## EXCERPTED DATA
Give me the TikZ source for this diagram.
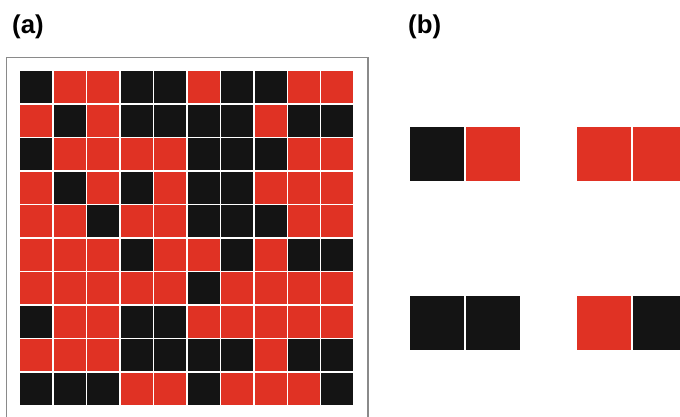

* * *

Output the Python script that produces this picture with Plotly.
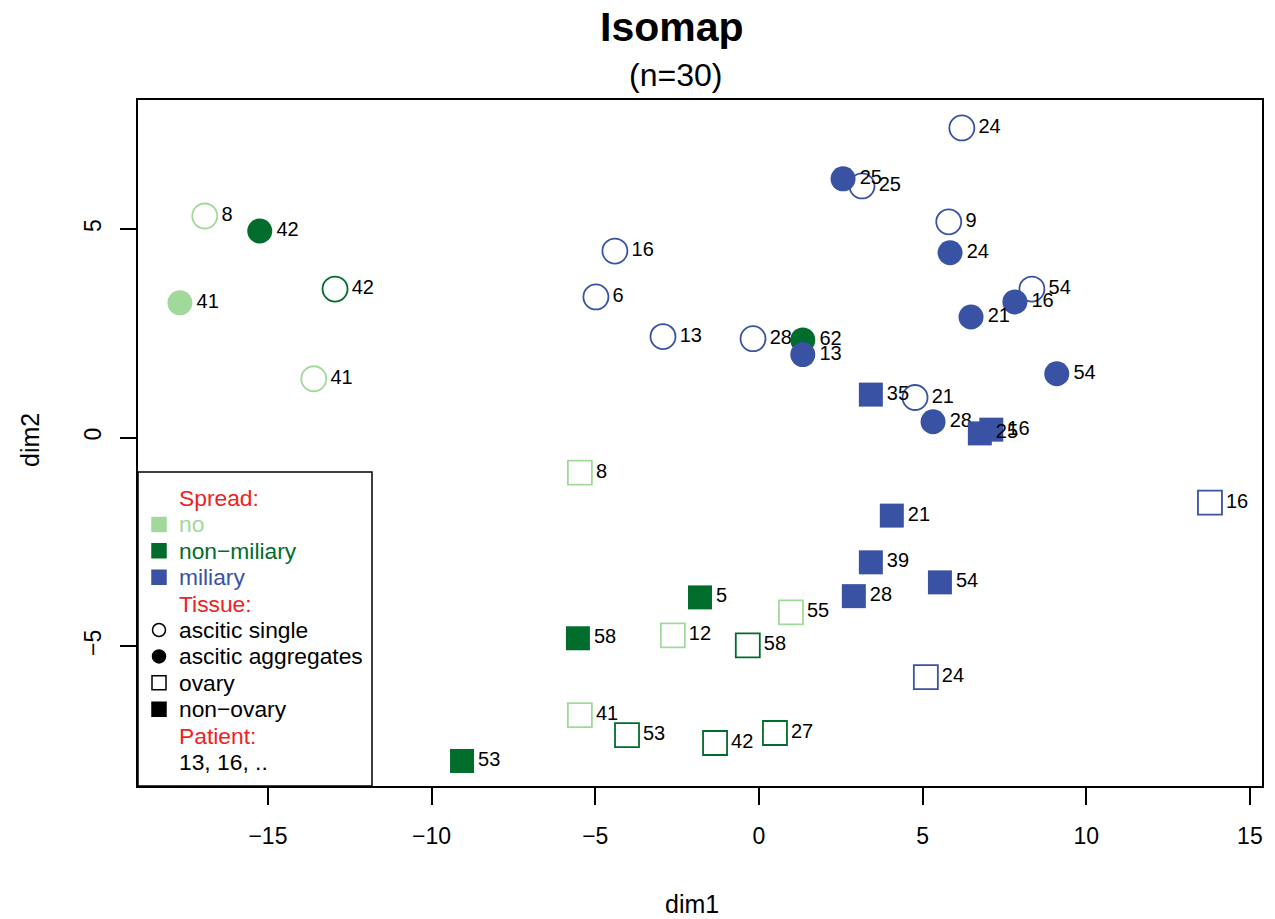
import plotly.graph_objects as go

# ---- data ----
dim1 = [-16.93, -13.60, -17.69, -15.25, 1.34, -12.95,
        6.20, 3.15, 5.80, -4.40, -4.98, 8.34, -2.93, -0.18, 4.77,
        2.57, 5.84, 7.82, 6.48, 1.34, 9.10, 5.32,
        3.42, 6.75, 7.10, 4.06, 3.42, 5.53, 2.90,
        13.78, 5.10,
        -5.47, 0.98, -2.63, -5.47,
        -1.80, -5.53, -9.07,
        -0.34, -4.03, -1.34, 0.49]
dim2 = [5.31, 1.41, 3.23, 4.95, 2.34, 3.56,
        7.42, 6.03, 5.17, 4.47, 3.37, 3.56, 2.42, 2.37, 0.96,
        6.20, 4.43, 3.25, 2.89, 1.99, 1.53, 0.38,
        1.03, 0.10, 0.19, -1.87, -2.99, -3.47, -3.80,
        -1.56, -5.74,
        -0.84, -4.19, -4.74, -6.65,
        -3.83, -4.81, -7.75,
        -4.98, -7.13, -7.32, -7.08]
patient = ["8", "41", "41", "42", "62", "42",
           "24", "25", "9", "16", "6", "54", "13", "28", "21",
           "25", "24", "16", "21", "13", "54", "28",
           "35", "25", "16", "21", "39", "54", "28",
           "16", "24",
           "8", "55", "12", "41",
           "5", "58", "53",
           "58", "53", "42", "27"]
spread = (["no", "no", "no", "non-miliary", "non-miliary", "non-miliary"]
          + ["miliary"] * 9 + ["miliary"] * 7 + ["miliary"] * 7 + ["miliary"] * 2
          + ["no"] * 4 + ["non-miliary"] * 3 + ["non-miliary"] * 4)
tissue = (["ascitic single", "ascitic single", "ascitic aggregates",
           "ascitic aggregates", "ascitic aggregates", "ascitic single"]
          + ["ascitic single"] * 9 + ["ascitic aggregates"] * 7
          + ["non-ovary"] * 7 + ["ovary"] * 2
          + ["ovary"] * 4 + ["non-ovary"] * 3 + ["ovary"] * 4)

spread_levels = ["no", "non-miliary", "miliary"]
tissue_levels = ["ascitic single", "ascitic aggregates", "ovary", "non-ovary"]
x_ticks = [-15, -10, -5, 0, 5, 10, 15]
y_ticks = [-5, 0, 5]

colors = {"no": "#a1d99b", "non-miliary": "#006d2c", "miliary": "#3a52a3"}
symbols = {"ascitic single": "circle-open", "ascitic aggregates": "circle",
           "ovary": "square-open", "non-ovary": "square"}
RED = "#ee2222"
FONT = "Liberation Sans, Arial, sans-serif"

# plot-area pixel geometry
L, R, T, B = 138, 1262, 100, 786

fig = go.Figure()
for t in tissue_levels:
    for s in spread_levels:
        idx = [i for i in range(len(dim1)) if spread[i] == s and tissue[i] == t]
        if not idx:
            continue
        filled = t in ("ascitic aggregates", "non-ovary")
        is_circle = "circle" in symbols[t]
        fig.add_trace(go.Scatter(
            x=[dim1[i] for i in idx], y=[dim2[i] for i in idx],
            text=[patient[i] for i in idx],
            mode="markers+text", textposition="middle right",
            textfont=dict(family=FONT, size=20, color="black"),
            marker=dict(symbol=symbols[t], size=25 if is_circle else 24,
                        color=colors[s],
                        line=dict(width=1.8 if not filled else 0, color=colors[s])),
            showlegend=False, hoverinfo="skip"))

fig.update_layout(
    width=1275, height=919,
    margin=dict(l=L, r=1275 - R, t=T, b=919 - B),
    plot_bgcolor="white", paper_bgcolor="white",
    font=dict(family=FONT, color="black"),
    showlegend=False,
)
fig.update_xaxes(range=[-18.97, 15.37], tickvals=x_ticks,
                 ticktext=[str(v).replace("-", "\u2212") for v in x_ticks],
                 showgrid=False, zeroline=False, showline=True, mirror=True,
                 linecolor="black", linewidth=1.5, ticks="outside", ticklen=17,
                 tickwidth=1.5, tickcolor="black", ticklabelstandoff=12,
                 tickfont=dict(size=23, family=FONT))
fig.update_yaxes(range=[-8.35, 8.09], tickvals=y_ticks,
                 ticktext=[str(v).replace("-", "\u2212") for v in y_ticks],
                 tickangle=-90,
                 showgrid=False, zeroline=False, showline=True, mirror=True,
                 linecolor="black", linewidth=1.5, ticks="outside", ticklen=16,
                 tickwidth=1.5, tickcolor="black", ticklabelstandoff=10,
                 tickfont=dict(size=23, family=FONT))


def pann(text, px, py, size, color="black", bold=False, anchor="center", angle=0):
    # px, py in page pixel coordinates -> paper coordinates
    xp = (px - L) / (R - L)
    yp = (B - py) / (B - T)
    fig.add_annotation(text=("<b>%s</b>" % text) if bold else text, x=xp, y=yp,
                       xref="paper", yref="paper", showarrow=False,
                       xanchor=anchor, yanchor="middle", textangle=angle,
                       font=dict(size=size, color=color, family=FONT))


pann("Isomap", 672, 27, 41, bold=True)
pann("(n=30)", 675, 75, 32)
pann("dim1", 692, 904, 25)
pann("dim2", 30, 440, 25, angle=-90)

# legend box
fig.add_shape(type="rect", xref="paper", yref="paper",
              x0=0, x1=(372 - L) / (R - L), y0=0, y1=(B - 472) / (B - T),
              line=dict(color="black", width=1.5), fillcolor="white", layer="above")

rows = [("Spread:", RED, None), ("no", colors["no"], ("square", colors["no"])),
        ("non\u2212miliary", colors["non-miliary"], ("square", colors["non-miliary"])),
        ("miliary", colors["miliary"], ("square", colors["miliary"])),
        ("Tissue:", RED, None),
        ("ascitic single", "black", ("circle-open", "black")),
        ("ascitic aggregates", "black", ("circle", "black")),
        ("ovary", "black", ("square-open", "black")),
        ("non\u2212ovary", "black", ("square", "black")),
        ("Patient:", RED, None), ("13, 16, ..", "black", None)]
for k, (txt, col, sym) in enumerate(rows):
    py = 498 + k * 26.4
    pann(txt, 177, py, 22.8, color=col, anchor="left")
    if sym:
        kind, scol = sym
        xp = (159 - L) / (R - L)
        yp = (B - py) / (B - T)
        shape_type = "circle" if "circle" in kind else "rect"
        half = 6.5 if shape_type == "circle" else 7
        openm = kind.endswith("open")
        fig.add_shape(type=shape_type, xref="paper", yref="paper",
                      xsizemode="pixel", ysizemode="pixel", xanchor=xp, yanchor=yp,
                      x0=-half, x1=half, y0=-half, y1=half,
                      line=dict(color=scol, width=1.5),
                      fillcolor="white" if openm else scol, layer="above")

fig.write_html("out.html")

==

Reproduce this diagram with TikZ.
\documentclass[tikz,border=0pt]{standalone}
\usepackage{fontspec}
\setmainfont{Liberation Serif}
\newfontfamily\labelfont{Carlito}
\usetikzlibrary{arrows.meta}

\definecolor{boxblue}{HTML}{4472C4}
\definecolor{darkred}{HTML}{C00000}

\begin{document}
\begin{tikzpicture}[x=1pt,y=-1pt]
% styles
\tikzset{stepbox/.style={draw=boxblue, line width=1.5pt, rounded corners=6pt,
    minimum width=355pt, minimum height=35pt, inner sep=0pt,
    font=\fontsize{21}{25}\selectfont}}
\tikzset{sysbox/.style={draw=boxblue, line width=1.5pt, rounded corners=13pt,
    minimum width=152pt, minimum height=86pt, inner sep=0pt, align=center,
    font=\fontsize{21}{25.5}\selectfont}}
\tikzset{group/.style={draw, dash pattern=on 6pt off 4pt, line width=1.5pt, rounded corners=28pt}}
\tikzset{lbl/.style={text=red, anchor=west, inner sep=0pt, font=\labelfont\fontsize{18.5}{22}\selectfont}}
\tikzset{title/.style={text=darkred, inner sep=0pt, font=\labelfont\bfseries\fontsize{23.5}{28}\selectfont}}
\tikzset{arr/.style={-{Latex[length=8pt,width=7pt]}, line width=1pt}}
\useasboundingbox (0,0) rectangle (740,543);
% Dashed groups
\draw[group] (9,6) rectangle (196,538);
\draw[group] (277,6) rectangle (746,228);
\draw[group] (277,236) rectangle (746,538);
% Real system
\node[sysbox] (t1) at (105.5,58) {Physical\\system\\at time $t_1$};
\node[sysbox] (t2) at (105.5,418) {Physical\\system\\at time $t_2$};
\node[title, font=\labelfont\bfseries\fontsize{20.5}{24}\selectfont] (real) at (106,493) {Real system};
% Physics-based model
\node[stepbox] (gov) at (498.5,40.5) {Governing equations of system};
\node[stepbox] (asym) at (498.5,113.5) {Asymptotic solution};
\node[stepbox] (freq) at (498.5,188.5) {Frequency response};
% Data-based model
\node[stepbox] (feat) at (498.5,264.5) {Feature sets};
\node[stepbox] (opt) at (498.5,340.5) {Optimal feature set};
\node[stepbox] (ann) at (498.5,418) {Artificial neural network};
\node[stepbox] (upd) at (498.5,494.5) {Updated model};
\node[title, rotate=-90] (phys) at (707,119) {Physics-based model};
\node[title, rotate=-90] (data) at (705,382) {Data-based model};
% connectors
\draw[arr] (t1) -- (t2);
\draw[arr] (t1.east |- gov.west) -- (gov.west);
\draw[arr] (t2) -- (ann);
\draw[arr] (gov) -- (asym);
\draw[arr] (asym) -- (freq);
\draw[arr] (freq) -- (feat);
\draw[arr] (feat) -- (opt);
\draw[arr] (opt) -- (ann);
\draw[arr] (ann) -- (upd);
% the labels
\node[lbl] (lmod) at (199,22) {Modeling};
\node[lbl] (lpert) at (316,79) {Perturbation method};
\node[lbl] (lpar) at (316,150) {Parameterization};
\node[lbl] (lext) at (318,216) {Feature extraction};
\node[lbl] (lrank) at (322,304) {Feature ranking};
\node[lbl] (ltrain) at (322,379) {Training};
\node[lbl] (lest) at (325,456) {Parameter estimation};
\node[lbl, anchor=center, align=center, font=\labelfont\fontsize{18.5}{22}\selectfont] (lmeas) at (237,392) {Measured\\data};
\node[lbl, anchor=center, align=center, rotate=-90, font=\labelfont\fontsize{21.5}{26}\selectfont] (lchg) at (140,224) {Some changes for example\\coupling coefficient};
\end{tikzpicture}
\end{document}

## EXERCISE
Make an exact copy of the lines from the one that contains "Output the Python" through the one that contains "import plotly.graph_objects as go", both included, and no other lines. Pictures are skipped.

## FULL OUTPUT
Output the Python script that produces this picture with Plotly.
import plotly.graph_objects as go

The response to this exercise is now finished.